[Entries with chart source code]
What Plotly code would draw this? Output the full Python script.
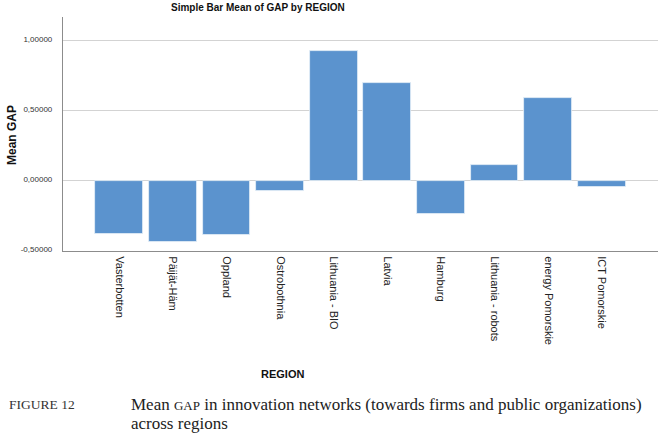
import plotly.graph_objects as go

regions = ["Vasterbotten", "Päijät-Häm", "Oppland", "Ostrobothnia", "Lithuania - BIO",
           "Latvia", "Hamburg", "Lithuania - robots", "energy Pomorskie", "ICT Pomorskie"]
mean_gap = [-0.379, -0.433, -0.386, -0.074, 0.929, 0.697, -0.238, 0.112, 0.589, -0.045]
y_tickvals = [-0.5, 0.0, 0.5, 1.0]
y_ticktext = ["-0,50000", "0,00000", "0,50000", "1,00000"]

W, H = 662, 436
L, R, T, B = 63, 658, 17, 251

def px(x):
    return (x - L) / (R - L)

def py(y):
    return (B - y) / (B - T)

fig = go.Figure()
fig.add_trace(go.Bar(
    x=list(range(len(regions))), y=mean_gap, width=0.89,
    marker=dict(color="#5b93ce", line=dict(color="#e9f0f8", width=0.8)),
))

fig.update_layout(
    width=W, height=H,
    margin=dict(l=L, r=W - R, t=T, b=H - B, pad=0),
    paper_bgcolor="white", plot_bgcolor="white",
    showlegend=False,
    font=dict(family="Liberation Sans, Arial, sans-serif", color="#222"),
    bargap=0,
)
fig.update_xaxes(
    range=[-1.05, 10.05], tickvals=list(range(len(regions))), ticktext=regions,
    tickangle=90, tickfont=dict(size=11, color="#222"),
    showline=True, linecolor="#8c8c8c", linewidth=1.2,
    showgrid=False, zeroline=False, ticks="", ticklabelstandoff=2,
)
fig.update_yaxes(
    range=[-0.5, 1.17], tickvals=y_tickvals, ticktext=y_ticktext,
    tickfont=dict(size=8, color="#333"),
    showline=True, linecolor="#8c8c8c", linewidth=1.2,
    showgrid=True, gridcolor="#d3d3d3", gridwidth=1.2,
    zeroline=False, ticks="", ticklabelstandoff=8, ticklabelshift=-2,
)

anns = [
    dict(x=px(258), y=py(8), text="<b>Simple Bar Mean of GAP by REGION</b>",
         font=dict(size=10, family="Liberation Sans, Arial", color="#111")),
    dict(x=px(12), y=py(135), text="<b>Mean GAP</b>", textangle=-90,
         font=dict(size=12, family="Liberation Sans, Arial", color="#111")),
    dict(x=px(282), y=py(374), text="<b>REGION</b>",
         font=dict(size=11, family="Liberation Sans, Arial", color="#111")),
    dict(x=px(7), y=py(404), xanchor="left", text="FIGURE 12",
         font=dict(size=13.5, family="Liberation Serif, serif", color="#333")),
    dict(x=px(129), y=py(404), xanchor="left",
         text="Mean <span style='font-size:13px'>GAP</span> in innovation networks (towards firms and public organizations)",
         font=dict(size=17, family="Liberation Serif, serif", color="#222")),
    dict(x=px(129), y=py(423), xanchor="left", text="across regions",
         font=dict(size=17, family="Liberation Serif, serif", color="#222")),
]
for a in anns:
    a.setdefault("xanchor", "center")
    a.update(xref="paper", yref="paper", yanchor="middle", showarrow=False)
    fig.add_annotation(**a)

fig.write_html("out.html")
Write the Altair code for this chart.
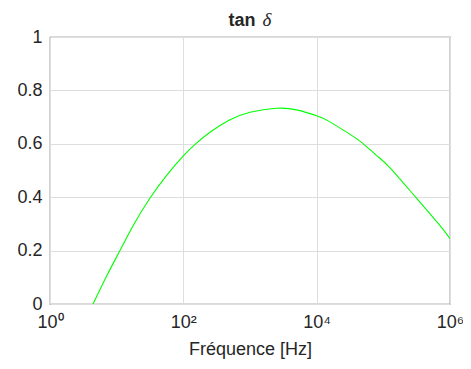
import altair as alt
import pandas as pd

freq_hz = [4.42, 7.08, 11.2, 17.8, 31.3, 56.2, 100, 153, 251, 484, 1000,
           2480, 5010, 10000, 15300, 30500, 50100, 79400, 126000, 305000,
           684000, 1000000]
tan_delta = [0.0, 0.105, 0.2, 0.295, 0.395, 0.482, 0.555, 0.6, 0.643, 0.688, 0.718,
             0.733, 0.727, 0.705, 0.684, 0.638, 0.6, 0.556, 0.51, 0.4,
             0.298, 0.245]

x_ticks = [1, 100, 10000, 1000000]
y_ticks = [0, 0.2, 0.4, 0.6, 0.8, 1]
title_parts = ["tan", "δ"]

df = pd.DataFrame({"f": freq_hz, "t": tan_delta})

font = "Liberation Sans"
tc = "#262626"

line = alt.Chart(df).mark_line(color="#00ff00", strokeWidth=1.1, interpolate="natural", clip=True).encode(
    x=alt.X("f:Q",
            scale=alt.Scale(type="log", domain=[1, 1000000], nice=False),
            axis=alt.Axis(values=x_ticks, title="Fréquence [Hz]",
                          labelExpr="datum.value == 1 ? '10⁰' : datum.value == 100 ? '10²' : datum.value == 10000 ? '10⁴' : '10⁶'",
                          grid=True, gridColor="#dedede", gridWidth=1,
                          ticks=False, domain=False,
                          labelFont=font, labelFontSize=18, labelColor=tc,
                          labelPadding=9, labelFlush=False,
                          titleFont=font, titleFontSize=18, titleFontWeight="normal",
                          titleColor=tc, titlePadding=9)),
    y=alt.Y("t:Q",
            scale=alt.Scale(domain=[0, 1], nice=False),
            axis=alt.Axis(values=y_ticks, format=".1~f", title=None,
                          grid=True, gridColor="#dedede", gridWidth=1,
                          ticks=False, domain=False,
                          labelFont=font, labelFontSize=18, labelColor=tc,
                          labelPadding=8)),
)

tan_txt = alt.Chart(pd.DataFrame({"s": [title_parts[0]]})).mark_text(
    font=font, fontWeight="bold", fontSize=18, color=tc,
    align="center", baseline="alphabetic"
).encode(text="s:N", x=alt.value(192), y=alt.value(-11))

delta_txt = alt.Chart(pd.DataFrame({"s": [title_parts[1]]})).mark_text(
    font="Liberation Serif", fontStyle="italic", fontSize=19, color=tc,
    align="center", baseline="alphabetic"
).encode(text="s:N", x=alt.value(217), y=alt.value(-11))

chart = alt.layer(line, tan_txt, delta_txt).properties(
    width=400, height=267,
    autosize=alt.AutoSizeParams(type="none"),
    padding={"left": 42, "top": 29, "right": 13, "bottom": 57},
    background="white",
).configure_view(stroke="#6a6a6a", strokeWidth=1.2)

chart.save("out.html", embed_options={"renderer": "svg", "actions": False})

- **Given task**
Quote the entries in full. Any image among them is to be omitted from the copy.

- **Result for this exercise**
What Plotly code would draw this? Output the full Python script.
import plotly.graph_objects as go

regions = ["Vasterbotten", "Päijät-Häm", "Oppland", "Ostrobothnia", "Lithuania - BIO",
           "Latvia", "Hamburg", "Lithuania - robots", "energy Pomorskie", "ICT Pomorskie"]
mean_gap = [-0.379, -0.433, -0.386, -0.074, 0.929, 0.697, -0.238, 0.112, 0.589, -0.045]
y_tickvals = [-0.5, 0.0, 0.5, 1.0]
y_ticktext = ["-0,50000", "0,00000", "0,50000", "1,00000"]

W, H = 662, 436
L, R, T, B = 63, 658, 17, 251

def px(x):
    return (x - L) / (R - L)

def py(y):
    return (B - y) / (B - T)

fig = go.Figure()
fig.add_trace(go.Bar(
    x=list(range(len(regions))), y=mean_gap, width=0.89,
    marker=dict(color="#5b93ce", line=dict(color="#e9f0f8", width=0.8)),
))

fig.update_layout(
    width=W, height=H,
    margin=dict(l=L, r=W - R, t=T, b=H - B, pad=0),
    paper_bgcolor="white", plot_bgcolor="white",
    showlegend=False,
    font=dict(family="Liberation Sans, Arial, sans-serif", color="#222"),
    bargap=0,
)
fig.update_xaxes(
    range=[-1.05, 10.05], tickvals=list(range(len(regions))), ticktext=regions,
    tickangle=90, tickfont=dict(size=11, color="#222"),
    showline=True, linecolor="#8c8c8c", linewidth=1.2,
    showgrid=False, zeroline=False, ticks="", ticklabelstandoff=2,
)
fig.update_yaxes(
    range=[-0.5, 1.17], tickvals=y_tickvals, ticktext=y_ticktext,
    tickfont=dict(size=8, color="#333"),
    showline=True, linecolor="#8c8c8c", linewidth=1.2,
    showgrid=True, gridcolor="#d3d3d3", gridwidth=1.2,
    zeroline=False, ticks="", ticklabelstandoff=8, ticklabelshift=-2,
)

anns = [
    dict(x=px(258), y=py(8), text="<b>Simple Bar Mean of GAP by REGION</b>",
         font=dict(size=10, family="Liberation Sans, Arial", color="#111")),
    dict(x=px(12), y=py(135), text="<b>Mean GAP</b>", textangle=-90,
         font=dict(size=12, family="Liberation Sans, Arial", color="#111")),
    dict(x=px(282), y=py(374), text="<b>REGION</b>",
         font=dict(size=11, family="Liberation Sans, Arial", color="#111")),
    dict(x=px(7), y=py(404), xanchor="left", text="FIGURE 12",
         font=dict(size=13.5, family="Liberation Serif, serif", color="#333")),
    dict(x=px(129), y=py(404), xanchor="left",
         text="Mean <span style='font-size:13px'>GAP</span> in innovation networks (towards firms and public organizations)",
         font=dict(size=17, family="Liberation Serif, serif", color="#222")),
    dict(x=px(129), y=py(423), xanchor="left", text="across regions",
         font=dict(size=17, family="Liberation Serif, serif", color="#222")),
]
for a in anns:
    a.setdefault("xanchor", "center")
    a.update(xref="paper", yref="paper", yanchor="middle", showarrow=False)
    fig.add_annotation(**a)

fig.write_html("out.html")
Write the Altair code for this chart.
import altair as alt
import pandas as pd

freq_hz = [4.42, 7.08, 11.2, 17.8, 31.3, 56.2, 100, 153, 251, 484, 1000,
           2480, 5010, 10000, 15300, 30500, 50100, 79400, 126000, 305000,
           684000, 1000000]
tan_delta = [0.0, 0.105, 0.2, 0.295, 0.395, 0.482, 0.555, 0.6, 0.643, 0.688, 0.718,
             0.733, 0.727, 0.705, 0.684, 0.638, 0.6, 0.556, 0.51, 0.4,
             0.298, 0.245]

x_ticks = [1, 100, 10000, 1000000]
y_ticks = [0, 0.2, 0.4, 0.6, 0.8, 1]
title_parts = ["tan", "δ"]

df = pd.DataFrame({"f": freq_hz, "t": tan_delta})

font = "Liberation Sans"
tc = "#262626"

line = alt.Chart(df).mark_line(color="#00ff00", strokeWidth=1.1, interpolate="natural", clip=True).encode(
    x=alt.X("f:Q",
            scale=alt.Scale(type="log", domain=[1, 1000000], nice=False),
            axis=alt.Axis(values=x_ticks, title="Fréquence [Hz]",
                          labelExpr="datum.value == 1 ? '10⁰' : datum.value == 100 ? '10²' : datum.value == 10000 ? '10⁴' : '10⁶'",
                          grid=True, gridColor="#dedede", gridWidth=1,
                          ticks=False, domain=False,
                          labelFont=font, labelFontSize=18, labelColor=tc,
                          labelPadding=9, labelFlush=False,
                          titleFont=font, titleFontSize=18, titleFontWeight="normal",
                          titleColor=tc, titlePadding=9)),
    y=alt.Y("t:Q",
            scale=alt.Scale(domain=[0, 1], nice=False),
            axis=alt.Axis(values=y_ticks, format=".1~f", title=None,
                          grid=True, gridColor="#dedede", gridWidth=1,
                          ticks=False, domain=False,
                          labelFont=font, labelFontSize=18, labelColor=tc,
                          labelPadding=8)),
)

tan_txt = alt.Chart(pd.DataFrame({"s": [title_parts[0]]})).mark_text(
    font=font, fontWeight="bold", fontSize=18, color=tc,
    align="center", baseline="alphabetic"
).encode(text="s:N", x=alt.value(192), y=alt.value(-11))

delta_txt = alt.Chart(pd.DataFrame({"s": [title_parts[1]]})).mark_text(
    font="Liberation Serif", fontStyle="italic", fontSize=19, color=tc,
    align="center", baseline="alphabetic"
).encode(text="s:N", x=alt.value(217), y=alt.value(-11))

chart = alt.layer(line, tan_txt, delta_txt).properties(
    width=400, height=267,
    autosize=alt.AutoSizeParams(type="none"),
    padding={"left": 42, "top": 29, "right": 13, "bottom": 57},
    background="white",
).configure_view(stroke="#6a6a6a", strokeWidth=1.2)

chart.save("out.html", embed_options={"renderer": "svg", "actions": False})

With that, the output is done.